GLOUCESTER, Mass. — August 3, 2012 — John Bullard has hands-on experience working with commercial fisherman … he clearly knows the issues. We welcome Mr. Bullard to Gloucester, we wish him the best — and extend the hope that he will indeed work with Gloucester’s and New England’s fishermen, not against them, as has happened in the past.
By most counts, the worst distrust between fishermen and the federal officials who regulate them rests right here in New England.
And that means that distrust and animosity — understandable, considering the job-killing policies NOAA has put in place under national chief administrator Jane Lubchenco, and the enforcement excesses documented by the Department of Commerce’s own inspector general — is especially focused on Gloucester, where NOAA oversees fisheries from Maine to the Carolinas from its Northeast headquarters in Blackburn Industrial Park.
Yet, as noted in Richard Gaines’ Page 1 Thursday story, there is a new sense of optimism that those gulfs of distrust might be bridged through the presence of a new regional administrator who met with local NOAA personnel on Wednesday, and is slated to take the agency’s regional reins on Monday.

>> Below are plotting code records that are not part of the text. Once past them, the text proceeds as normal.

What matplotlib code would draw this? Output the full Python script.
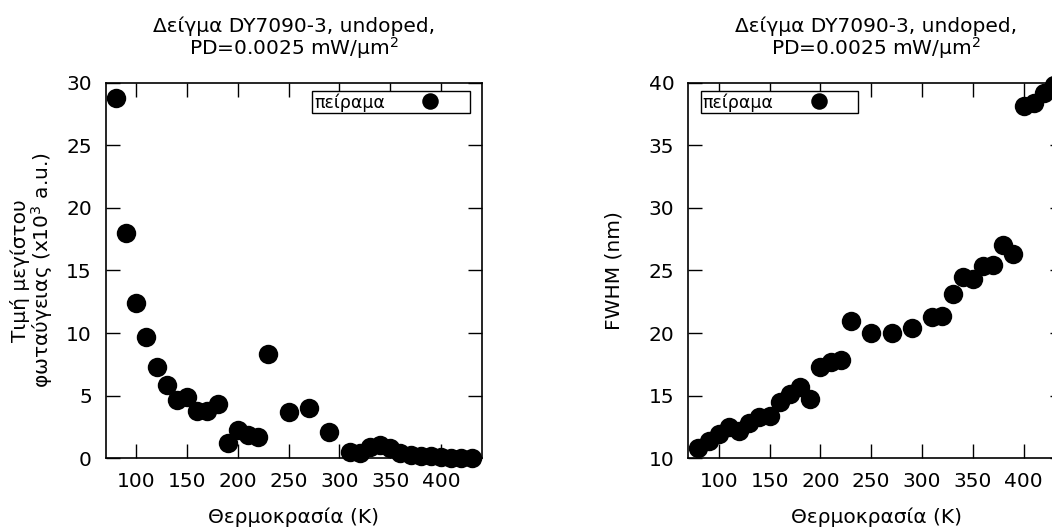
import matplotlib
matplotlib.use('Agg')
import matplotlib.pyplot as plt

temps_int = [80, 90, 100, 110, 120, 130, 140, 150, 160, 170, 180, 190, 200, 210, 220, 230,
             250, 270, 290, 310, 320, 330, 340, 350, 360, 370, 380, 390, 400, 410, 420, 430]
intensity = [28.75, 18.0, 12.38, 9.69, 7.27, 5.86, 4.66, 4.87, 3.78, 3.78, 4.31, 1.25, 2.26,
             1.86, 1.73, 8.30, 3.67, 4.02, 2.13, 0.53, 0.40, 0.93, 1.06, 0.80, 0.45, 0.27,
             0.20, 0.19, 0.08, 0.05, 0.05, 0.02]

temps_fwhm = temps_int
fwhm = [10.85, 11.38, 11.94, 12.53, 12.18, 12.85, 13.33, 13.38, 14.47, 15.11, 15.72, 14.74,
        17.27, 17.67, 17.85, 20.99, 19.98, 20.03, 20.43, 21.26, 21.39, 23.10, 24.45, 24.29,
        25.38, 25.44, 27.03, 26.32, 38.13, 38.40, 39.15, 39.80]

title = 'Δείγμα DY7090-3, undoped,\nPD=0.0025 mW/μm$^2$'
xlabel = 'Θερμοκρασία (K)'
fs = 14.5

plt.rcParams['font.family'] = ['DejaVu Sans']
plt.rcParams['mathtext.default'] = 'regular'

fig = plt.figure(figsize=(10.52, 5.28), dpi=100)
ax1 = fig.add_axes([0.1005, 0.132, 0.3574, 0.7114])
ax2 = fig.add_axes([0.6543, 0.132, 0.3574, 0.7114])


def style(ax):
    ax.set_xlim(70, 440)
    ax.set_xticks([100, 150, 200, 250, 300, 350, 400])
    ax.tick_params(direction='in', length=10, width=1, top=True, right=True,
                   labelsize=fs, pad=10)
    for s in ax.spines.values():
        s.set_linewidth(1.2)
    ax.set_xlabel(xlabel, fontsize=fs, labelpad=12)
    ax.set_title(title, fontsize=fs, pad=20, linespacing=0.95)


def legend(ax, loc, anchor):
    leg = ax.legend(loc=loc, bbox_to_anchor=anchor, markerfirst=False, markerscale=0.85,
                    fontsize=12.5, fancybox=False, framealpha=1, edgecolor='black',
                    borderpad=0.1, handlelength=4.4, handletextpad=0.38, borderaxespad=0)
    leg.get_frame().set_linewidth(1.0)
    return leg


ax1.plot(temps_int, intensity, 'o', color='black', ms=14, mec='none',
         label='πείραμα', clip_on=False, zorder=5)
style(ax1)
ax1.set_ylim(0, 30)
ax1.set_yticks([0, 5, 10, 15, 20, 25, 30])
ax1.set_ylabel('Τιμή μεγίστου\nφωταύγειας (x10$^3$ a.u.)', fontsize=fs, labelpad=8,
               linespacing=0.95)
legend(ax1, 'upper right', (0.968, 0.977))

ax2.plot(temps_fwhm, fwhm, 'o', color='black', ms=14, mec='none',
         label='πείραμα', clip_on=False, zorder=5)
style(ax2)
ax2.set_ylim(10, 40)
ax2.set_yticks([10, 15, 20, 25, 30, 35, 40])
ax2.set_ylabel('FWHM (nm)', fontsize=fs, labelpad=18)
legend(ax2, 'upper left', (0.034, 0.977))

fig.savefig('out.png', dpi=100)
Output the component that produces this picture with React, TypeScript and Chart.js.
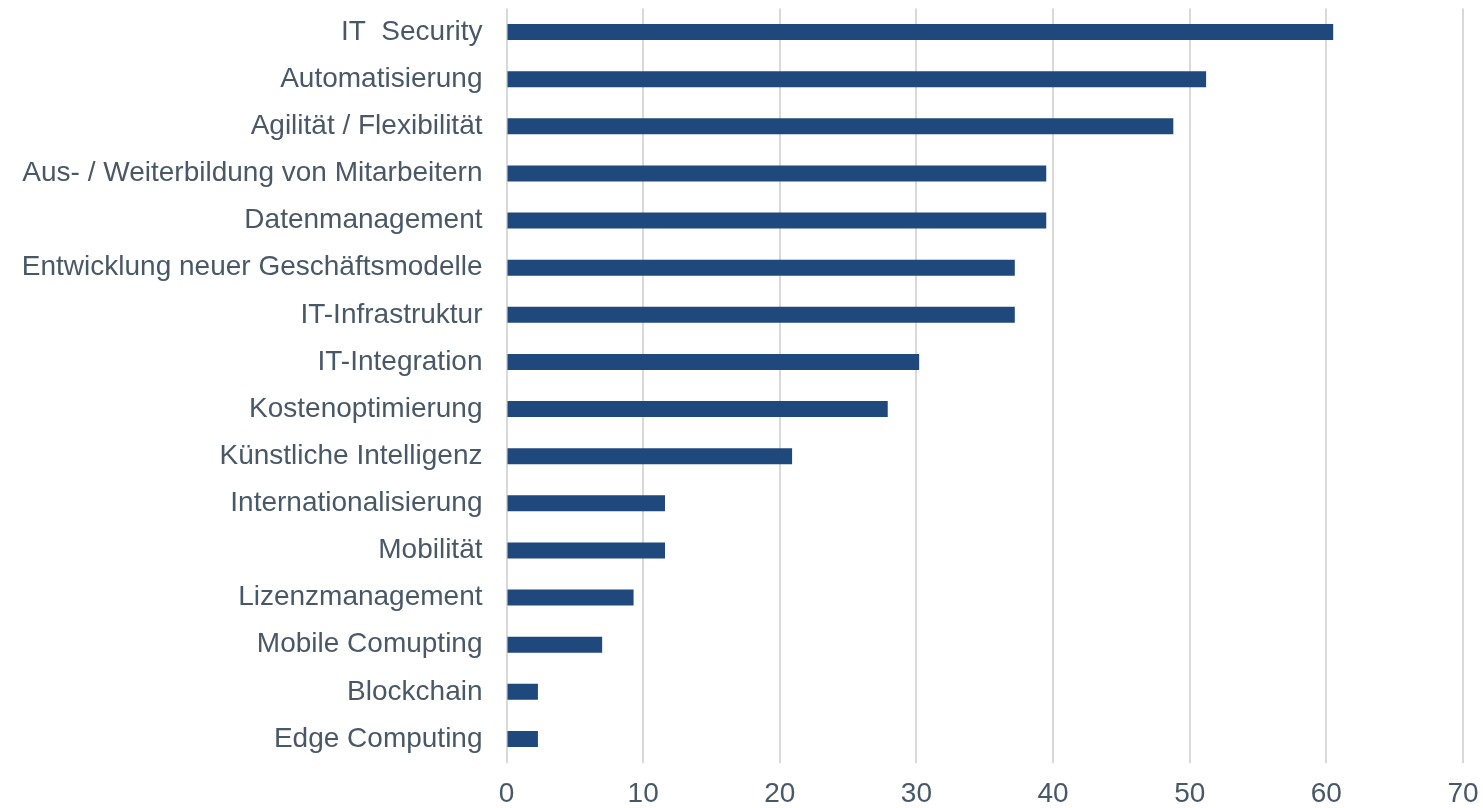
import React, { useEffect, useRef } from "react";
import { Chart, registerables } from "chart.js";

Chart.register(...registerables);

const categories = [
  "IT  Security",
  "Automatisierung",
  "Agilität / Flexibilität",
  "Aus- / Weiterbildung von Mitarbeitern",
  "Datenmanagement",
  "Entwicklung neuer Geschäftsmodelle",
  "IT-Infrastruktur",
  "IT-Integration",
  "Kostenoptimierung",
  "Künstliche Intelligenz",
  "Internationalisierung",
  "Mobilität",
  "Lizenzmanagement",
  "Mobile Comupting",
  "Blockchain",
  "Edge Computing",
];

const values = [60.5, 51.2, 48.8, 39.5, 39.5, 37.2, 37.2, 30.2, 27.9, 20.9, 11.6, 11.6, 9.3, 7.0, 2.3, 2.3];

const xTicks = [0, 10, 20, 30, 40, 50, 60, 70];

export default function App() {
  const ref = useRef<HTMLCanvasElement | null>(null);

  useEffect(() => {
    document.body.style.margin = "0";
    if (!ref.current) return;
    const textColor = "#495867";
    const chart = new Chart(ref.current, {
      type: "bar",
      data: {
        labels: categories,
        datasets: [
          {
            data: values,
            backgroundColor: "#1F497D",
            borderWidth: 0,
            categoryPercentage: 1,
            barPercentage: 0.34,
          },
        ],
      },
      options: {
        indexAxis: "y",
        animation: false,
        responsive: false,
        maintainAspectRatio: false,
        layout: { padding: { top: 8.5, right: 20, left: 0, bottom: 0 } },
        plugins: {
          legend: { display: false },
          tooltip: { enabled: false },
        },
        scales: {
          x: {
            min: xTicks[0],
            max: xTicks[xTicks.length - 1],
            afterBuildTicks: (scale: any) => {
              scale.ticks = xTicks.map((v) => ({ value: v }));
            },
            grid: {
              color: "#D9D9D9",
              lineWidth: 2,
              drawTicks: false,
            },
            border: { display: false },
            ticks: {
              color: textColor,
              font: { family: "'Liberation Sans', Arial, sans-serif", size: 28 },
              padding: 15,
              maxRotation: 0,
            },
            afterFit: (scale: any) => {
              scale.height = 45.5;
              scale.paddingLeft = 0;
              scale.paddingRight = 0;
            },
          },
          y: {
            grid: { display: false, drawTicks: false },
            border: { display: false },
            ticks: {
              color: textColor,
              font: { family: "'Liberation Sans', Arial, sans-serif", size: 28 },
              padding: 24,
              autoSkip: false,
            },
            afterFit: (scale: any) => {
              scale.width = 506.5;
              scale.paddingTop = 0;
              scale.paddingBottom = 0;
            },
          },
        },
      },
    });
    return () => chart.destroy();
  }, []);

  return (
    <div style={{ position: "absolute", left: 0, top: 0, width: 1483, height: 808 }}>
      <canvas ref={ref} width={1483} height={808} style={{ width: 1483, height: 808 }} />
    </div>
  );
}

John Bullard steps into a difficult position, leading an increasingly dysfunctional NOAA agency in perhaps its most volatile region. Yet, it’s encouraging to hear him say that’s he comes with “no marching orders” from the tunnel-visioned and accountability-challenged Lubchenco, who seems intent on driving independent fishermen and small businesses out of the industry, and who had a hard-line foil in Bullard’s predecessor, former regional chief Patricia Kurkul.